== Given information
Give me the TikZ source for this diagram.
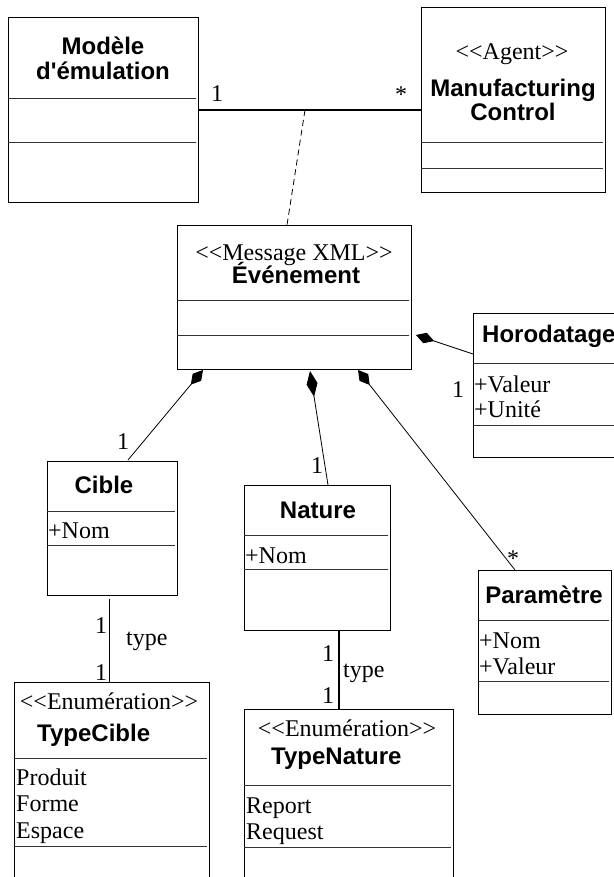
\documentclass[tikz,border=0pt]{standalone}
\usepackage{fontspec}
\newfontfamily\umlserif{Liberation Serif}
\newfontfamily\clsfont{Liberation Sans}
\usetikzlibrary{arrows.meta,calc}

\begin{document}
\begin{tikzpicture}[x=1pt, y=-1pt,
  font=\umlserif\fontsize{24}{26}\selectfont,
  cls/.style={draw, line width=1pt, anchor=north west, inner sep=0pt},
  sep/.style={line width=1pt, draw=black!80, shorten >=3pt},
  cname/.style={font=\clsfont\bfseries\fontsize{24}{25}\selectfont, inner sep=0pt, anchor=base},
  attr/.style={inner sep=0pt, anchor=base west, align=left},
  stereo/.style={inner sep=0pt, anchor=base},
  mult/.style={inner sep=0pt, anchor=base},
  comp/.style={-{Diamond[length=19pt, width=11pt]}, line width=0.8pt},
  assoc/.style={line width=1.8pt},
  link/.style={line width=1pt}]

\useasboundingbox (0,0) rectangle (613,877);

% Classes
\node[cls, minimum width=190pt, minimum height=185pt] (modele) at (8,17) {};
\node[cls, minimum width=184pt, minimum height=185pt] (manuf) at (421,7) {};
\node[cls, minimum width=234pt, minimum height=144pt] (evt) at (177,225) {};
\node[cls, minimum width=145pt, minimum height=144pt] (horo) at (473,313) {};
\node[cls, minimum width=130pt, minimum height=134pt] (cible) at (47,461) {};
\node[cls, minimum width=146pt, minimum height=145pt] (nature) at (244,485) {};
\node[cls, minimum width=133pt, minimum height=144pt] (param) at (478,570) {};
\node[cls, minimum width=195pt, minimum height=220pt] (tcible) at (14,682) {};
\node[cls, minimum width=209pt, minimum height=200pt] (tnature) at (244,709) {};

% Compartments
\draw[sep] (modele.west |- 0,99) -- (modele.east |- 0,99);
\draw[sep] (modele.west |- 0,143) -- (modele.east |- 0,143);
\draw[sep] (manuf.west |- 0,143) -- (manuf.east |- 0,143);
\draw[sep] (manuf.west |- 0,169) -- (manuf.east |- 0,169);
\draw[sep] (evt.west |- 0,300) -- (evt.east |- 0,300);
\draw[sep] (evt.west |- 0,335) -- (evt.east |- 0,335);
\draw[sep] (horo.west |- 0,363) -- (horo.east |- 0,363);
\draw[sep] (horo.west |- 0,425) -- (horo.east |- 0,425);
\draw[sep] (cible.west |- 0,511) -- (cible.east |- 0,511);
\draw[sep] (cible.west |- 0,545) -- (cible.east |- 0,545);
\draw[sep] (nature.west |- 0,535) -- (nature.east |- 0,535);
\draw[sep] (nature.west |- 0,569) -- (nature.east |- 0,569);
\draw[sep] (param.west |- 0,620) -- (param.east |- 0,620);
\draw[sep] (param.west |- 0,681) -- (param.east |- 0,681);
\draw[sep] (tcible.west |- 0,758) -- (tcible.east |- 0,758);
\draw[sep] (tcible.west |- 0,846) -- (tcible.east |- 0,846);
\draw[sep] (tnature.west |- 0,785) -- (tnature.east |- 0,785);
\draw[sep] (tnature.west |- 0,847) -- (tnature.east |- 0,847);

% Names, stereotypes, attributes (base = last line)
\node[cname, align=center] (modeleN) at (103,80) {Modèle\\d'émulation};
\node[stereo] (manufS) at (512,60) {<<Agent>>};
\node[cname, align=center, font=\clsfont\bfseries\fontsize{24}{24}\selectfont] (manufN) at (513,121) {Manufacturing\\Control};
\node[stereo] (evtS) at (294,260) {<<Message XML>>};
\node[cname] (evtN) at (296,283) {Événement};
\node[cname, anchor=base west] (horoN) at (482,342) {Horodatage};
\node[attr, font=\umlserif\fontsize{24}{25}\selectfont] (horoA) at (474,417) {+Valeur\\+Unité};
\node[cname] (cibleN) at (104,493) {Cible};
\node[attr] (cibleA) at (48,538) {+Nom};
\node[cname] (natureN) at (318,518) {Nature};
\node[attr] (natureA) at (245,563) {+Nom};
\node[cname] (paramN) at (544,603) {Paramètre};
\node[attr] (paramA) at (479,674) {+Nom\\+Valeur};
\node[stereo] (tcibleS) at (109,709) {<<Enumération>>};
\node[cname, anchor=base west] (tcibleN) at (37,741) {TypeCible};
\node[attr, font=\umlserif\fontsize{24}{26.5}\selectfont] (tcibleA) at (16,838) {Produit\\Forme\\Espace};
\node[stereo] (tnatureS) at (347,736) {<<Enumération>>};
\node[cname, anchor=base west] (tnatureN) at (271,764) {TypeNature};
\node[attr] (tnatureA) at (246,839) {Report\\Request};

% Ends of the links
\coordinate (assocMid) at (305,110);
\coordinate (dHoro) at ($(evt.north east)+(4,110)$);
\coordinate (dCible) at ($(evt.south west)+(26,0)$);
\coordinate (dNature) at ($(evt.south west)+(133,1)$);
\coordinate (dParam) at ($(evt.south west)+(181,0)$);

% Links
\draw[assoc] (modele.east) -- (manuf.west |- modele.east);
\draw[link, dashed, dash pattern=on 6pt off 4pt, line width=0.8pt] (assocMid) -- ($(evt.north west)+(110,0)$);
\draw[comp] ($(horo.north west)+(0,41)$) -- (dHoro);
\draw[comp] ($(cible.north west)+(81,-1)$) -- (dCible);
\draw[comp, -{Diamond[length=26pt, width=11pt]}] ($(nature.north west)+(84,0)$) -- (dNature);
\draw[comp] ($(param.north west)+(37,0)$) -- (dParam);
\draw[link] ($(cible.south west)+(62,3)$) -- ($(tcible.north west)+(95,0)$);
\draw[assoc] ($(nature.south west)+(95,0)$) -- ($(tnature.north west)+(95,0)$);

% Multiplicities and roles
\node[mult, anchor=base west] (mModele) at (211,102) {1};
\node[mult] (mManuf) at (401,103) {*};
\node[mult] (mHoro) at (458,397) {1};
\node[mult] (mCible) at (123,449) {1};
\node[mult] (mNature) at (317,473) {1};
\node[mult] (mParam) at (513,566) {*};
\node[mult] (mCible1) at (101,633) {1};
\node[mult] (mCible2) at (101,680) {1};
\node[mult, anchor=base west] (rCible) at (126,645) {type};
\node[mult] (mNature1) at (328,661) {1};
\node[mult] (mNature2) at (328,703) {1};
\node[mult, anchor=base west] (rNature) at (343,677) {type};
\end{tikzpicture}
\end{document}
====
To be done
Reproduce the material in full, word for word, and omit the pictures.

Exercise result
Give me the TikZ source for this diagram.
\documentclass[tikz,border=0pt]{standalone}
\usepackage{fontspec}
\newfontfamily\umlserif{Liberation Serif}
\newfontfamily\clsfont{Liberation Sans}
\usetikzlibrary{arrows.meta,calc}

\begin{document}
\begin{tikzpicture}[x=1pt, y=-1pt,
  font=\umlserif\fontsize{24}{26}\selectfont,
  cls/.style={draw, line width=1pt, anchor=north west, inner sep=0pt},
  sep/.style={line width=1pt, draw=black!80, shorten >=3pt},
  cname/.style={font=\clsfont\bfseries\fontsize{24}{25}\selectfont, inner sep=0pt, anchor=base},
  attr/.style={inner sep=0pt, anchor=base west, align=left},
  stereo/.style={inner sep=0pt, anchor=base},
  mult/.style={inner sep=0pt, anchor=base},
  comp/.style={-{Diamond[length=19pt, width=11pt]}, line width=0.8pt},
  assoc/.style={line width=1.8pt},
  link/.style={line width=1pt}]

\useasboundingbox (0,0) rectangle (613,877);

% Classes
\node[cls, minimum width=190pt, minimum height=185pt] (modele) at (8,17) {};
\node[cls, minimum width=184pt, minimum height=185pt] (manuf) at (421,7) {};
\node[cls, minimum width=234pt, minimum height=144pt] (evt) at (177,225) {};
\node[cls, minimum width=145pt, minimum height=144pt] (horo) at (473,313) {};
\node[cls, minimum width=130pt, minimum height=134pt] (cible) at (47,461) {};
\node[cls, minimum width=146pt, minimum height=145pt] (nature) at (244,485) {};
\node[cls, minimum width=133pt, minimum height=144pt] (param) at (478,570) {};
\node[cls, minimum width=195pt, minimum height=220pt] (tcible) at (14,682) {};
\node[cls, minimum width=209pt, minimum height=200pt] (tnature) at (244,709) {};

% Compartments
\draw[sep] (modele.west |- 0,99) -- (modele.east |- 0,99);
\draw[sep] (modele.west |- 0,143) -- (modele.east |- 0,143);
\draw[sep] (manuf.west |- 0,143) -- (manuf.east |- 0,143);
\draw[sep] (manuf.west |- 0,169) -- (manuf.east |- 0,169);
\draw[sep] (evt.west |- 0,300) -- (evt.east |- 0,300);
\draw[sep] (evt.west |- 0,335) -- (evt.east |- 0,335);
\draw[sep] (horo.west |- 0,363) -- (horo.east |- 0,363);
\draw[sep] (horo.west |- 0,425) -- (horo.east |- 0,425);
\draw[sep] (cible.west |- 0,511) -- (cible.east |- 0,511);
\draw[sep] (cible.west |- 0,545) -- (cible.east |- 0,545);
\draw[sep] (nature.west |- 0,535) -- (nature.east |- 0,535);
\draw[sep] (nature.west |- 0,569) -- (nature.east |- 0,569);
\draw[sep] (param.west |- 0,620) -- (param.east |- 0,620);
\draw[sep] (param.west |- 0,681) -- (param.east |- 0,681);
\draw[sep] (tcible.west |- 0,758) -- (tcible.east |- 0,758);
\draw[sep] (tcible.west |- 0,846) -- (tcible.east |- 0,846);
\draw[sep] (tnature.west |- 0,785) -- (tnature.east |- 0,785);
\draw[sep] (tnature.west |- 0,847) -- (tnature.east |- 0,847);

% Names, stereotypes, attributes (base = last line)
\node[cname, align=center] (modeleN) at (103,80) {Modèle\\d'émulation};
\node[stereo] (manufS) at (512,60) {<<Agent>>};
\node[cname, align=center, font=\clsfont\bfseries\fontsize{24}{24}\selectfont] (manufN) at (513,121) {Manufacturing\\Control};
\node[stereo] (evtS) at (294,260) {<<Message XML>>};
\node[cname] (evtN) at (296,283) {Événement};
\node[cname, anchor=base west] (horoN) at (482,342) {Horodatage};
\node[attr, font=\umlserif\fontsize{24}{25}\selectfont] (horoA) at (474,417) {+Valeur\\+Unité};
\node[cname] (cibleN) at (104,493) {Cible};
\node[attr] (cibleA) at (48,538) {+Nom};
\node[cname] (natureN) at (318,518) {Nature};
\node[attr] (natureA) at (245,563) {+Nom};
\node[cname] (paramN) at (544,603) {Paramètre};
\node[attr] (paramA) at (479,674) {+Nom\\+Valeur};
\node[stereo] (tcibleS) at (109,709) {<<Enumération>>};
\node[cname, anchor=base west] (tcibleN) at (37,741) {TypeCible};
\node[attr, font=\umlserif\fontsize{24}{26.5}\selectfont] (tcibleA) at (16,838) {Produit\\Forme\\Espace};
\node[stereo] (tnatureS) at (347,736) {<<Enumération>>};
\node[cname, anchor=base west] (tnatureN) at (271,764) {TypeNature};
\node[attr] (tnatureA) at (246,839) {Report\\Request};

% Ends of the links
\coordinate (assocMid) at (305,110);
\coordinate (dHoro) at ($(evt.north east)+(4,110)$);
\coordinate (dCible) at ($(evt.south west)+(26,0)$);
\coordinate (dNature) at ($(evt.south west)+(133,1)$);
\coordinate (dParam) at ($(evt.south west)+(181,0)$);

% Links
\draw[assoc] (modele.east) -- (manuf.west |- modele.east);
\draw[link, dashed, dash pattern=on 6pt off 4pt, line width=0.8pt] (assocMid) -- ($(evt.north west)+(110,0)$);
\draw[comp] ($(horo.north west)+(0,41)$) -- (dHoro);
\draw[comp] ($(cible.north west)+(81,-1)$) -- (dCible);
\draw[comp, -{Diamond[length=26pt, width=11pt]}] ($(nature.north west)+(84,0)$) -- (dNature);
\draw[comp] ($(param.north west)+(37,0)$) -- (dParam);
\draw[link] ($(cible.south west)+(62,3)$) -- ($(tcible.north west)+(95,0)$);
\draw[assoc] ($(nature.south west)+(95,0)$) -- ($(tnature.north west)+(95,0)$);

% Multiplicities and roles
\node[mult, anchor=base west] (mModele) at (211,102) {1};
\node[mult] (mManuf) at (401,103) {*};
\node[mult] (mHoro) at (458,397) {1};
\node[mult] (mCible) at (123,449) {1};
\node[mult] (mNature) at (317,473) {1};
\node[mult] (mParam) at (513,566) {*};
\node[mult] (mCible1) at (101,633) {1};
\node[mult] (mCible2) at (101,680) {1};
\node[mult, anchor=base west] (rCible) at (126,645) {type};
\node[mult] (mNature1) at (328,661) {1};
\node[mult] (mNature2) at (328,703) {1};
\node[mult, anchor=base west] (rNature) at (343,677) {type};
\end{tikzpicture}
\end{document}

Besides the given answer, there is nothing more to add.